**What this task involves:**
Below is a listing to transcribe in full and exactly; keep the pictures out.

**Supplied information:**

---------------

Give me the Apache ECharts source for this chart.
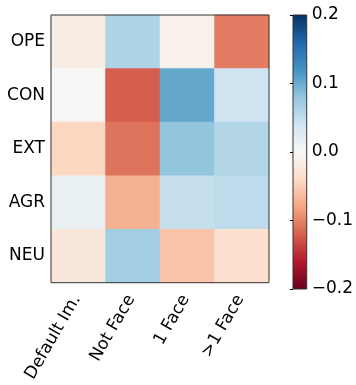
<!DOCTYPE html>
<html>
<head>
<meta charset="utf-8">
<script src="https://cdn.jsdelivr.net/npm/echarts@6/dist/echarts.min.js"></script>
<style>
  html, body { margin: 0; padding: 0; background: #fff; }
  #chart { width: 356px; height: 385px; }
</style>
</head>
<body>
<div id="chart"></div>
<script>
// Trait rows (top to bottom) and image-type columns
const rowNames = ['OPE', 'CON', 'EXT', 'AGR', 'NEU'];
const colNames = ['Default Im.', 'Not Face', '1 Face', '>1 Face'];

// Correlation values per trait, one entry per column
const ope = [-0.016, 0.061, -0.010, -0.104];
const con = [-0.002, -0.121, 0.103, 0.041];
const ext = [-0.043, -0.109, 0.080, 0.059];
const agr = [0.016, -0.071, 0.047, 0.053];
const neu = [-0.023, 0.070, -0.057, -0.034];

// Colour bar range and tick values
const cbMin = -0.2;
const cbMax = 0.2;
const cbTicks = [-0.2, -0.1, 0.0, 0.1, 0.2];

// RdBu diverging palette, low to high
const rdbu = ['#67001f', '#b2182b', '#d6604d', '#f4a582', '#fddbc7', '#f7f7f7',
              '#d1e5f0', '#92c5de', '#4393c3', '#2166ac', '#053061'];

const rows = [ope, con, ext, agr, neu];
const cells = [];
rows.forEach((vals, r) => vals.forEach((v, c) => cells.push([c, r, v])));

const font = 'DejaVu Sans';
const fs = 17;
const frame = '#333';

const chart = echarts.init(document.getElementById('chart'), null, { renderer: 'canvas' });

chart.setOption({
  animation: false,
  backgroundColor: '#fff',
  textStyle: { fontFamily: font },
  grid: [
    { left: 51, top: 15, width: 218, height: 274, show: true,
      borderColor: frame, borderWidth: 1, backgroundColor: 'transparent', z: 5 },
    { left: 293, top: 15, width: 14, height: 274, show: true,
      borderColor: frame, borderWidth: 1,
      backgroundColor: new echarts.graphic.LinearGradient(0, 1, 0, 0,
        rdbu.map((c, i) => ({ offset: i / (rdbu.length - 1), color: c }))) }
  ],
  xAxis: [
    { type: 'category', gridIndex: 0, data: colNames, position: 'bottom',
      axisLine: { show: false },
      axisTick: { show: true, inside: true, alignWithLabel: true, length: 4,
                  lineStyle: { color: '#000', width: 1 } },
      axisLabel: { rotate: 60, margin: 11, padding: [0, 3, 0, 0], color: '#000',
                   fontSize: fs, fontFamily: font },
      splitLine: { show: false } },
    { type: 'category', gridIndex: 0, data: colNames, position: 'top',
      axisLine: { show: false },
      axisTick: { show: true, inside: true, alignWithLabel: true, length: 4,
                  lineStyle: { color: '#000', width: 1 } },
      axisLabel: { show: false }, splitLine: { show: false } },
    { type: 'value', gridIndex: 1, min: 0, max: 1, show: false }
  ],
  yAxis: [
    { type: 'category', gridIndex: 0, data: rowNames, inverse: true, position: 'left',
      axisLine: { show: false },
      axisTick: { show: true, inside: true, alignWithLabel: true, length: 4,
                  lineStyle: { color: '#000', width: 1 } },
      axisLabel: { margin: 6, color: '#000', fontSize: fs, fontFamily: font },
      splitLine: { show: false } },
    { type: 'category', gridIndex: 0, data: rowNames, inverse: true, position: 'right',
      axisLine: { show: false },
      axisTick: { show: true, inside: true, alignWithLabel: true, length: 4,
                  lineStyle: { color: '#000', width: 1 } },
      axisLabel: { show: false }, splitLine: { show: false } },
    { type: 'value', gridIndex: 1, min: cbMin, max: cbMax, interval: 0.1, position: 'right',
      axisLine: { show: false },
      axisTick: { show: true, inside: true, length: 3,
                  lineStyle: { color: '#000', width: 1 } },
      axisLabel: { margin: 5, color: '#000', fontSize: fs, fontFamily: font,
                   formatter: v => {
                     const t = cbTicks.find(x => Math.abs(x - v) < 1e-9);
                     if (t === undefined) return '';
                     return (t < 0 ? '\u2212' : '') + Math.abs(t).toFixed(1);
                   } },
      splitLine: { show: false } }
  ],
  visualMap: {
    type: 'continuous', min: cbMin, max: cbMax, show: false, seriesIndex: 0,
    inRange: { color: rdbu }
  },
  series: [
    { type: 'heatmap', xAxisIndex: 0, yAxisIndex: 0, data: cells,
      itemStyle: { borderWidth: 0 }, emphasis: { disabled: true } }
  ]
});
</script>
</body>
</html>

---------------

**Solved problem:**
Give me the Apache ECharts source for this chart.
<!DOCTYPE html>
<html>
<head>
<meta charset="utf-8">
<script src="https://cdn.jsdelivr.net/npm/echarts@6/dist/echarts.min.js"></script>
<style>
  html, body { margin: 0; padding: 0; background: #fff; }
  #chart { width: 356px; height: 385px; }
</style>
</head>
<body>
<div id="chart"></div>
<script>
// Trait rows (top to bottom) and image-type columns
const rowNames = ['OPE', 'CON', 'EXT', 'AGR', 'NEU'];
const colNames = ['Default Im.', 'Not Face', '1 Face', '>1 Face'];

// Correlation values per trait, one entry per column
const ope = [-0.016, 0.061, -0.010, -0.104];
const con = [-0.002, -0.121, 0.103, 0.041];
const ext = [-0.043, -0.109, 0.080, 0.059];
const agr = [0.016, -0.071, 0.047, 0.053];
const neu = [-0.023, 0.070, -0.057, -0.034];

// Colour bar range and tick values
const cbMin = -0.2;
const cbMax = 0.2;
const cbTicks = [-0.2, -0.1, 0.0, 0.1, 0.2];

// RdBu diverging palette, low to high
const rdbu = ['#67001f', '#b2182b', '#d6604d', '#f4a582', '#fddbc7', '#f7f7f7',
              '#d1e5f0', '#92c5de', '#4393c3', '#2166ac', '#053061'];

const rows = [ope, con, ext, agr, neu];
const cells = [];
rows.forEach((vals, r) => vals.forEach((v, c) => cells.push([c, r, v])));

const font = 'DejaVu Sans';
const fs = 17;
const frame = '#333';

const chart = echarts.init(document.getElementById('chart'), null, { renderer: 'canvas' });

chart.setOption({
  animation: false,
  backgroundColor: '#fff',
  textStyle: { fontFamily: font },
  grid: [
    { left: 51, top: 15, width: 218, height: 274, show: true,
      borderColor: frame, borderWidth: 1, backgroundColor: 'transparent', z: 5 },
    { left: 293, top: 15, width: 14, height: 274, show: true,
      borderColor: frame, borderWidth: 1,
      backgroundColor: new echarts.graphic.LinearGradient(0, 1, 0, 0,
        rdbu.map((c, i) => ({ offset: i / (rdbu.length - 1), color: c }))) }
  ],
  xAxis: [
    { type: 'category', gridIndex: 0, data: colNames, position: 'bottom',
      axisLine: { show: false },
      axisTick: { show: true, inside: true, alignWithLabel: true, length: 4,
                  lineStyle: { color: '#000', width: 1 } },
      axisLabel: { rotate: 60, margin: 11, padding: [0, 3, 0, 0], color: '#000',
                   fontSize: fs, fontFamily: font },
      splitLine: { show: false } },
    { type: 'category', gridIndex: 0, data: colNames, position: 'top',
      axisLine: { show: false },
      axisTick: { show: true, inside: true, alignWithLabel: true, length: 4,
                  lineStyle: { color: '#000', width: 1 } },
      axisLabel: { show: false }, splitLine: { show: false } },
    { type: 'value', gridIndex: 1, min: 0, max: 1, show: false }
  ],
  yAxis: [
    { type: 'category', gridIndex: 0, data: rowNames, inverse: true, position: 'left',
      axisLine: { show: false },
      axisTick: { show: true, inside: true, alignWithLabel: true, length: 4,
                  lineStyle: { color: '#000', width: 1 } },
      axisLabel: { margin: 6, color: '#000', fontSize: fs, fontFamily: font },
      splitLine: { show: false } },
    { type: 'category', gridIndex: 0, data: rowNames, inverse: true, position: 'right',
      axisLine: { show: false },
      axisTick: { show: true, inside: true, alignWithLabel: true, length: 4,
                  lineStyle: { color: '#000', width: 1 } },
      axisLabel: { show: false }, splitLine: { show: false } },
    { type: 'value', gridIndex: 1, min: cbMin, max: cbMax, interval: 0.1, position: 'right',
      axisLine: { show: false },
      axisTick: { show: true, inside: true, length: 3,
                  lineStyle: { color: '#000', width: 1 } },
      axisLabel: { margin: 5, color: '#000', fontSize: fs, fontFamily: font,
                   formatter: v => {
                     const t = cbTicks.find(x => Math.abs(x - v) < 1e-9);
                     if (t === undefined) return '';
                     return (t < 0 ? '\u2212' : '') + Math.abs(t).toFixed(1);
                   } },
      splitLine: { show: false } }
  ],
  visualMap: {
    type: 'continuous', min: cbMin, max: cbMax, show: false, seriesIndex: 0,
    inRange: { color: rdbu }
  },
  series: [
    { type: 'heatmap', xAxisIndex: 0, yAxisIndex: 0, data: cells,
      itemStyle: { borderWidth: 0 }, emphasis: { disabled: true } }
  ]
});
</script>
</body>
</html>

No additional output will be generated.